Still, the administration cites some progress on student debt this year through the Public Service Loan Forgiveness Program, which was established by Congress in 2007 to entice graduates into public service roles like teaching or law enforcement in exchange for having their school debts repaid after 10 years of work.

But the program had been plagued by unscrupulous rules and usually high rejection rates for applicants. In October, the administration released a series of patchwork fixes that advocates applauded.

The Biden administration also issued multiple rounds of forgiveness for students defrauded by for-profit schools like ITT Tech and Corinthian Colleges, in addition to announcing that 323,000 individuals on file for a disability with the Social Security Administration will have their student debt canceled, too.

American Federation of Teachers president Randi Weingarten told The Daily Beast that she’s seen firsthand how individuals react when their owed student debt drops to zero through federal programs.

“The joy and the relief is palpable,” she said.

But Weingarten, another advocate for canceling up to $50,000 in student debt, noted that with public service loan forgiveness, Biden was inheriting a broken program. Broad student debt cancellation would be a new system altogether. “As much as I think it's important to do, you know, it's a big policy decision,” she said.

Weingarten suggested that creating a program for forgiving all Americans’ student debt would be a timely undertaking—and would not likely amount to immediate gratification for borrowers.

“I think that there would have to be some expectations set... They’d have to take some time in making sure that this was done the right way,” she said.
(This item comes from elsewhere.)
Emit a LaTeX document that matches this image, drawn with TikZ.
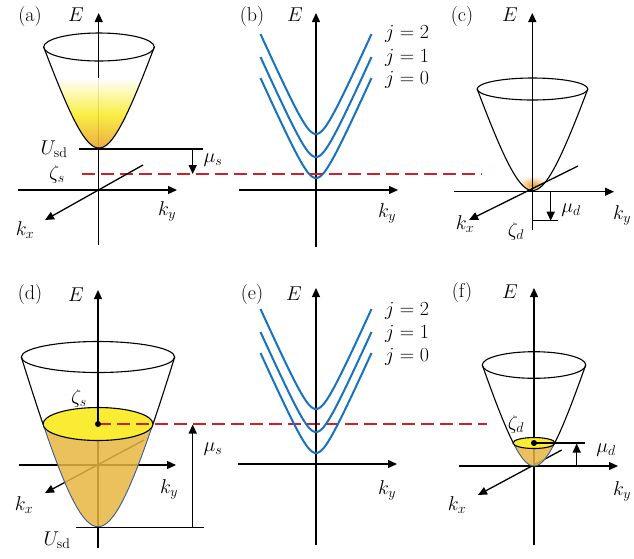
\RequirePackage{fix-cm}
\documentclass[tikz,border=0pt]{standalone}
\usetikzlibrary{arrows.meta}
\definecolor{curveblue}{RGB}{24,114,192}
\definecolor{dashred}{RGB}{205,32,40}
\definecolor{yel}{RGB}{250,236,50}
\definecolor{gold}{RGB}{230,182,64}
\definecolor{orng}{RGB}{232,160,48}
\definecolor{rimblue}{RGB}{60,90,150}
\tikzset{
 axis/.style={line width=1.3pt,-{Triangle[length=9pt,width=8pt]}},
 plain/.style={line width=1.3pt},
 rim/.style={line width=1.1pt},
 lbl/.style={inner sep=0pt,font=\fontsize{20}{24}\selectfont},
 band/.style={curveblue,line width=2pt},
 fermi/.style={color=dashred,line width=1.5pt,dash pattern=on 13pt off 6pt},
}
\begin{document}
\begin{tikzpicture}[x=1pt,y=-1pt,
 declare function={pf(\s)=(sqrt(1+4*\s*\s)-1)/1.2360680; bf(\t)=(sqrt(1+(\t/12)*(\t/12))-1)/3.7321;}]
\useasboundingbox (0,0) rectangle (634,558);

% ================= (a) =================
\coordinate (aE0) at (98.7,245); \coordinate (aE1) at (98.7,13);
\coordinate (aY0) at (18,190);   \coordinate (aY1) at (177,190);
\coordinate (aX0) at (143,165);  \coordinate (aX1) at (45,220);
\draw[axis] (aE0) -- (aE1);
\draw[axis] (aY0) -- (aY1);
\begin{scope}
 \clip plot[domain=-1:1,samples=61,smooth,variable=\s] ({99+55.3*\s},{148-101*pf(\s)}) -- cycle;
 \shade[top color=white,bottom color=orng,middle color=yel,opacity=0.9] (40,78) rectangle (160,150);
\end{scope}
\draw[rim] plot[domain=-1:1,samples=61,smooth,variable=\s] ({99+55.3*\s},{148-101*pf(\s)});
\draw[rim] (99,47) ellipse [x radius=55.3pt,y radius=14pt];
\coordinate (aU0) at (79,149); \coordinate (aU1) at (203,149);
\draw[plain] (aU0) -- (aU1);
\node[lbl] (alab) at (30,17) {(a)};
\node[lbl] (aE) at (76,15) {$E$};
\node[lbl] (aky) at (167,211) {$k_y$};
\node[lbl] (akx) at (25,230) {$k_x$};
\node[lbl] (aUsd) at (54,149) {$U_{\mathrm{sd}}$};
\node[lbl] (azeta) at (57,174) {$\zeta_s$};
\node[lbl] (amu) at (213,160) {$\mu_s$};

% ================= (b) =================
\coordinate (bE0) at (316,247); \coordinate (bE1) at (316,13);
\coordinate (bY0) at (239,190); \coordinate (bY1) at (398,190);
\draw[axis] (bE0) -- (bE1);
\draw[axis] (bY0) -- (bY1);
\foreach \v in {134,157,178}
 \draw[band] plot[domain=-55.5:55.5,samples=81,smooth,variable=\t] ({316+\t},{\v-100*bf(\t)});
\node[lbl] (blab) at (252,17) {(b)};
\node[lbl] (bE) at (295,15) {$E$};
\node[lbl] (bky) at (387,213) {$k_y$};
\node[lbl] (bj2) at (407,34) {$j=2$};
\node[lbl] (bj1) at (407,57.5) {$j=1$};
\node[lbl] (bj0) at (407,79.5) {$j=0$};

% ================= (c) =================
\begin{scope}
 \clip plot[domain=-1:1,samples=61,smooth,variable=\s] ({532.5+55.3*\s},{190.5-101.5*pf(\s)}) -- cycle;
 \shade[inner color=orng,outer color=white] (532.5,185) ellipse [x radius=15pt,y radius=9pt];
\end{scope}
\coordinate (cE0) at (532.3,230); \coordinate (cE1) at (532.3,13);
\coordinate (cY0) at (454,191.7); \coordinate (cY1) at (614,191.7);
\coordinate (cX0) at (578,166);   \coordinate (cX1) at (469,220);
\draw[axis] (cE0) -- (cE1);
\draw[axis] (cY0) -- (cY1);
\draw[axis] (cX0) -- (cX1);
\draw[rim] plot[domain=-1:1,samples=61,smooth,variable=\s] ({532.5+55.3*\s},{190.5-101.5*pf(\s)});
\draw[rim] (532.5,89) ellipse [x radius=55.3pt,y radius=11pt];
\coordinate (cM0) at (550.7,191.7); \coordinate (cM1) at (550.7,220.7);
\coordinate (cZ0) at (533,220.7); \coordinate (cZ1) at (558,220.7);
\draw[axis] (cM0) -- (cM1);
\draw[plain] (cZ0) -- (cZ1);
\node[lbl] (clab) at (462,17) {(c)};
\node[lbl] (cE) at (510,15) {$E$};
\node[lbl] (cky) at (622,215) {$k_y$};
\node[lbl] (ckx) at (465,224) {$k_x$};
\node[lbl] (cmu) at (571,210) {$\mu_d$};
\node[lbl] (czeta) at (516,231) {$\zeta_d$};

% ================= (d) =================
\coordinate (dE0) at (98,548); \coordinate (dE1) at (98,290);
\coordinate (dY0) at (19,465);  \coordinate (dY1) at (176,465);
\coordinate (dX0) at (144,440); \coordinate (dX1) at (45,493);
\draw[axis] (dE0) -- (dE1);
\draw[axis] (dY0) -- (dY1);
\draw[axis] (dX0) -- (dX1);
\draw[rim] plot[domain=-1:-0.7167,samples=15,smooth,variable=\s] ({98+76.7*\s},{526.7-169.7*pf(\s)});
\draw[rim] plot[domain=0.7167:1,samples=15,smooth,variable=\s] ({98+76.7*\s},{526.7-169.7*pf(\s)});
\draw[rim] (98,357) ellipse [x radius=76.7pt,y radius=15.5pt];
\fill[gold,opacity=0.85] plot[domain=-0.7167:0.7167,samples=61,smooth,variable=\s] ({98+76.7*\s},{526.7-169.7*pf(\s)}) -- cycle;
\draw[rimblue,line width=0.9pt] plot[domain=-0.7167:0.7167,samples=61,smooth,variable=\s] ({98+76.7*\s},{526.7-169.7*pf(\s)});
\draw[rim,fill=yel] (98,424) ellipse [x radius=55pt,y radius=16.5pt];
\coordinate (dDot) at (98,424); \coordinate (dTop) at (98,407.5);
\draw[plain] (dDot) -- (dTop);
\coordinate (dF1) at (487,424);
\draw[fermi] (dDot) -- (dF1);
\fill (dDot) circle [radius=3pt];
\coordinate (dU0) at (76,527.3); \coordinate (dU1) at (204,527.3);
\draw[plain] (dU0) -- (dU1);
\coordinate (dM0) at (192.7,527.3); \coordinate (dM1) at (192.7,424.5);
\draw[axis] (dM0) -- (dM1);
\node[lbl] (dlab) at (30,295) {(d)};
\node[lbl] (dE) at (76,295) {$E$};
\node[lbl] (dzeta) at (79,398) {$\zeta_s$};
\node[lbl] (dmu) at (213,449) {$\mu_s$};
\node[lbl] (dky) at (169,489) {$k_y$};
\node[lbl] (dkx) at (24,505) {$k_x$};
\node[lbl] (dUsd) at (57,540) {$U_{\mathrm{sd}}$};

% ================= (e) =================
\coordinate (eE0) at (316,545); \coordinate (eE1) at (316,288);
\coordinate (eY0) at (238,464); \coordinate (eY1) at (397,464);
\draw[axis] (eE0) -- (eE1);
\draw[axis] (eY0) -- (eY1);
\foreach \v in {409,432,453}
 \draw[band] plot[domain=-55.5:55.5,samples=81,smooth,variable=\t] ({316+\t},{\v-100*bf(\t)});
\node[lbl] (elab) at (252,295) {(e)};
\node[lbl] (eE) at (294,294) {$E$};
\node[lbl] (eky) at (387,490) {$k_y$};
\node[lbl] (ej2) at (407,311) {$j=2$};
\node[lbl] (ej1) at (407,334) {$j=1$};
\node[lbl] (ej0) at (407,357) {$j=0$};

% ================= (f) =================
\coordinate (fE0) at (534,545); \coordinate (fE1) at (534,288);
\coordinate (fY0) at (459,466); \coordinate (fY1) at (618,466);
\coordinate (fX0) at (561.7,450); \coordinate (fX1) at (478,495);
\draw[axis] (fE0) -- (fE1);
\draw[axis] (fY0) -- (fY1);
\draw[axis] (fX0) -- (fX1);
\draw[rim] plot[domain=-1:-0.4007,samples=25,smooth,variable=\s] ({534+51.7*\s},{466-101*pf(\s)});
\draw[rim] plot[domain=0.4007:1,samples=25,smooth,variable=\s] ({534+51.7*\s},{466-101*pf(\s)});
\draw[rim] (534,365) ellipse [x radius=51.7pt,y radius=13.3pt];
\fill[gold,opacity=0.85] plot[domain=-0.4007:0.4007,samples=41,smooth,variable=\s] ({534+51.7*\s},{466-101*pf(\s)}) -- cycle;
\draw[rimblue,line width=0.9pt] plot[domain=-0.4007:0.4007,samples=41,smooth,variable=\s] ({534+51.7*\s},{466-101*pf(\s)});
\draw[rim,fill=yel] (534,443) ellipse [x radius=21pt,y radius=5.5pt];
\coordinate (fDot) at (534,443); \coordinate (fL1) at (585,443);
\draw[plain] (fDot) -- (fL1);
\fill (fDot) circle [radius=3pt];
\coordinate (fM0) at (576.7,466); \coordinate (fM1) at (576.7,443.5);
\draw[axis] (fM0) -- (fM1);
\node[lbl] (flab) at (462,293) {(f)};
\node[lbl] (fE) at (510,292) {$E$};
\node[lbl] (fzeta) at (516,424) {$\zeta_d$};
\node[lbl] (fmu) at (606,450) {$\mu_d$};
\node[lbl] (fky) at (622,491) {$k_y$};
\node[lbl] (fkx) at (457,505) {$k_x$};

% top-row Fermi level, mu_s arrow and k_x axis of (a)
\coordinate (aF0) at (82,174); \coordinate (aF1) at (482,174);
\draw[fermi] (aF0) -- (aF1);
\coordinate (aM0) at (192.7,149); \coordinate (aM1) at (192.7,174);
\draw[axis] (aM0) -- (aM1);
\draw[axis] (aX0) -- (aX1);
\end{tikzpicture}
\end{document}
Weingarten suspects urgency is only going to build around the broader issue of student debt as the February cliff nears.

And among these activists calling for $50,000 in cancellation are still some calling for the administration to cancel it all.

Brewington says The Debt Collective is among them, telling The Daily Beast, “We will never come down from less than all of it…. Those numbers are arbitrary and don’t really mean anything.”